Aim of the exercise:
Leave the pictures out and quote every line from the start of the listing to the line with "64, left: 85", inclusive.

* Start Provided data *

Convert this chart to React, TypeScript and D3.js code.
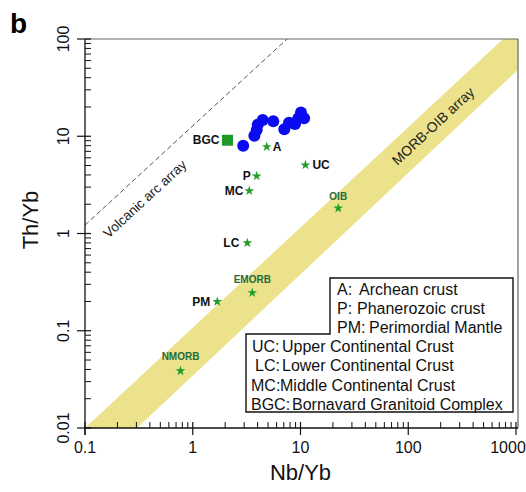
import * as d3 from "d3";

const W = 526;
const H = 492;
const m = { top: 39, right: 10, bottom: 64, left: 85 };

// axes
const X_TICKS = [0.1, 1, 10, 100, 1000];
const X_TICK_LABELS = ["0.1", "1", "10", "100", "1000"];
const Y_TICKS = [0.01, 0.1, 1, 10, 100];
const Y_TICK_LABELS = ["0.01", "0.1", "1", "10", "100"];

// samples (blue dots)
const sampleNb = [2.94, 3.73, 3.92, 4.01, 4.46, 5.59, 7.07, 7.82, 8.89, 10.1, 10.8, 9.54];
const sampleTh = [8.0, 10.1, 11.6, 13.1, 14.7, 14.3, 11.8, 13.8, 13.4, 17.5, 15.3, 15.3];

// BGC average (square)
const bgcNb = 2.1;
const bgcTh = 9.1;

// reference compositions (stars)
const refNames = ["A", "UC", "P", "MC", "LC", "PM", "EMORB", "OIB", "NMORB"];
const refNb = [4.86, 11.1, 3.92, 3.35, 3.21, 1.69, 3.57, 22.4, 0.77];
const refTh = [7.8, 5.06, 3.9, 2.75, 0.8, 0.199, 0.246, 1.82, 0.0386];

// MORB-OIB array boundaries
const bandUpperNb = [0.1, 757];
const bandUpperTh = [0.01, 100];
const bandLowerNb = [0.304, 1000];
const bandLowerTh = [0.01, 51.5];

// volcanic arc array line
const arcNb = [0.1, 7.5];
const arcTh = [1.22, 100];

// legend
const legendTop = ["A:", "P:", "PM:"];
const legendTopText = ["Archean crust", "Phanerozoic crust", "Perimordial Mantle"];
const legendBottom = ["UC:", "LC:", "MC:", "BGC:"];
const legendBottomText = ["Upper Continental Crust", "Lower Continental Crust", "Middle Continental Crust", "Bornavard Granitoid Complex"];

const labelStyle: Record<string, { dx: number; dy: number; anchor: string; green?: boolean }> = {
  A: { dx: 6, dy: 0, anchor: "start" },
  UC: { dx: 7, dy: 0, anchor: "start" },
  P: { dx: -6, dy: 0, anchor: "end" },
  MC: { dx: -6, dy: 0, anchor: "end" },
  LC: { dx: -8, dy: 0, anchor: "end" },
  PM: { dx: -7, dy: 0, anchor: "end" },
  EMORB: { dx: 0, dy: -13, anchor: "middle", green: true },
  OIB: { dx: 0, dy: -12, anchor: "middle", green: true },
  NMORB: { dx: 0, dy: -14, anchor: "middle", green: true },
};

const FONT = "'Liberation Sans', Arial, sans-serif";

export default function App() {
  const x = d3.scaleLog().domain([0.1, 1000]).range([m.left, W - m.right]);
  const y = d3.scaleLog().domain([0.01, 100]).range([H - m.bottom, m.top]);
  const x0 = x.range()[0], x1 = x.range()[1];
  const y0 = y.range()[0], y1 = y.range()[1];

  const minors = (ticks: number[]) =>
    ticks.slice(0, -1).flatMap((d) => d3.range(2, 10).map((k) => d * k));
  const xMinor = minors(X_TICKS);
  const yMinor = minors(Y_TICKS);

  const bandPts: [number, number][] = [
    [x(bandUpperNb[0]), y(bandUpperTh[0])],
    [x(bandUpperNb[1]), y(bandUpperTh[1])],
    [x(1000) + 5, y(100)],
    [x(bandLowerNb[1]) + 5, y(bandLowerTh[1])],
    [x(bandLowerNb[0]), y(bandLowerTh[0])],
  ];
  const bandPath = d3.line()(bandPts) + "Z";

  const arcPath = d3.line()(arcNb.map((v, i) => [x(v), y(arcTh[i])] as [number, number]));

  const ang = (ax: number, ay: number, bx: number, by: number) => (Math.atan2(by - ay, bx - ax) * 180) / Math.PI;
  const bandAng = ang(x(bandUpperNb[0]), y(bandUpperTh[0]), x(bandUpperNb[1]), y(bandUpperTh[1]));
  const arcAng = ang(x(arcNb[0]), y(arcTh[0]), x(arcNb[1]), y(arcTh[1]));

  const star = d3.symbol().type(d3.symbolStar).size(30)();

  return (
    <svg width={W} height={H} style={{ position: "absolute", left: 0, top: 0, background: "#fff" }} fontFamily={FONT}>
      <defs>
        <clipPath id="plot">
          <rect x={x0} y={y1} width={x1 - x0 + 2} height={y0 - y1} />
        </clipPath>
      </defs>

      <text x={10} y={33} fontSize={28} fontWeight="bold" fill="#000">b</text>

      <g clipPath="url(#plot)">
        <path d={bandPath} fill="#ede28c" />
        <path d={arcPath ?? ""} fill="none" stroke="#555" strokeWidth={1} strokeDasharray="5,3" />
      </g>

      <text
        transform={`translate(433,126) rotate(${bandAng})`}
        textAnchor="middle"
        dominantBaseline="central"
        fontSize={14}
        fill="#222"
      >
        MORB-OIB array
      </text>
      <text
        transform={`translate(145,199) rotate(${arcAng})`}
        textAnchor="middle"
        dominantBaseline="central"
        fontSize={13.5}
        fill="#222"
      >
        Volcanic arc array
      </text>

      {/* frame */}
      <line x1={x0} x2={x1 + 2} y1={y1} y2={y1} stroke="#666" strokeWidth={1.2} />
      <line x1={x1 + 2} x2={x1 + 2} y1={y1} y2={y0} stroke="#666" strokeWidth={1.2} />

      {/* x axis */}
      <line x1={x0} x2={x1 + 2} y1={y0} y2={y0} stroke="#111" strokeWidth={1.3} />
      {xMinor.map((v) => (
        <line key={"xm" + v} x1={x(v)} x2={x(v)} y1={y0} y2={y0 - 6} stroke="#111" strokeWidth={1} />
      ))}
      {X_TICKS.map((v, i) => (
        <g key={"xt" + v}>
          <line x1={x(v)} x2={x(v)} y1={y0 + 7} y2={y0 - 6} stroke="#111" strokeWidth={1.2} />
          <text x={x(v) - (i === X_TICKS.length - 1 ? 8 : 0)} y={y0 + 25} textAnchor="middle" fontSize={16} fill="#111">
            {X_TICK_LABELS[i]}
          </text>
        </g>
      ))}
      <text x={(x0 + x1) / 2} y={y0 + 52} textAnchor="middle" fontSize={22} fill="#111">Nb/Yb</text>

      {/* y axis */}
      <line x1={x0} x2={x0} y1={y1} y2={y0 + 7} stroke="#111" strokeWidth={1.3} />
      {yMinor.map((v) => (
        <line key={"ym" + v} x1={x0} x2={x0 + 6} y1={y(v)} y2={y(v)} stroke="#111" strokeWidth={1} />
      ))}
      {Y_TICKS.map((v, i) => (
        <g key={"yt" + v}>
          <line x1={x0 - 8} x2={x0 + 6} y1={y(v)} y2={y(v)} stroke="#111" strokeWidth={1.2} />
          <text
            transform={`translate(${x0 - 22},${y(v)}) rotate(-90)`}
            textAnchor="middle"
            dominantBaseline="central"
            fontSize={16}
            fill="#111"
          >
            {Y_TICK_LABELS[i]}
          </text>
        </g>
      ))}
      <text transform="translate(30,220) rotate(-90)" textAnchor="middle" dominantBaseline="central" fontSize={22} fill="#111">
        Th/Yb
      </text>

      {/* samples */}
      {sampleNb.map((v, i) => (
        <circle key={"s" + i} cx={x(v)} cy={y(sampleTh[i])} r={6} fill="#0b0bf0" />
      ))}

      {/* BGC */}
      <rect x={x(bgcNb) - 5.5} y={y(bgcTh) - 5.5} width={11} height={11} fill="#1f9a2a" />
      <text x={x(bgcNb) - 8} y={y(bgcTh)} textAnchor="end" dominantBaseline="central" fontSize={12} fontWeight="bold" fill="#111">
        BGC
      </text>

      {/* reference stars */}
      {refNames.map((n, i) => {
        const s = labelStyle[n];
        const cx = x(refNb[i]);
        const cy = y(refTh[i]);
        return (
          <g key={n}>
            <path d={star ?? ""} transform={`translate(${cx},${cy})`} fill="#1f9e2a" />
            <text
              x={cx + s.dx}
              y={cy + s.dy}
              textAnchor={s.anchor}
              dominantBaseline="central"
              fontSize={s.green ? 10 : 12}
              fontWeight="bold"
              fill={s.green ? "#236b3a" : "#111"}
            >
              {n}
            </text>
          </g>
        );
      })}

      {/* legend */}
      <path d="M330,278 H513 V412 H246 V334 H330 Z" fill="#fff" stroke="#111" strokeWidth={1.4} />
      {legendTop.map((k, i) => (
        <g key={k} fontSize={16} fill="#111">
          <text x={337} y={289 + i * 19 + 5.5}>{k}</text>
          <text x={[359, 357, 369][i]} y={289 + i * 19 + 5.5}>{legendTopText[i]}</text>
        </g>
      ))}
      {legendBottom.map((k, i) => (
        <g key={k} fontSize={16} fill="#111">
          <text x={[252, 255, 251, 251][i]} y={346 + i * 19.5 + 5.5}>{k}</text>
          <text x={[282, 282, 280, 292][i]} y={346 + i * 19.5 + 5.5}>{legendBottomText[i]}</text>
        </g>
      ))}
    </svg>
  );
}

* End Provided data *

Solution to the problem:
Convert this chart to React, TypeScript and D3.js code.
import * as d3 from "d3";

const W = 526;
const H = 492;
const m = { top: 39, right: 10, bottom: 64, left: 85 };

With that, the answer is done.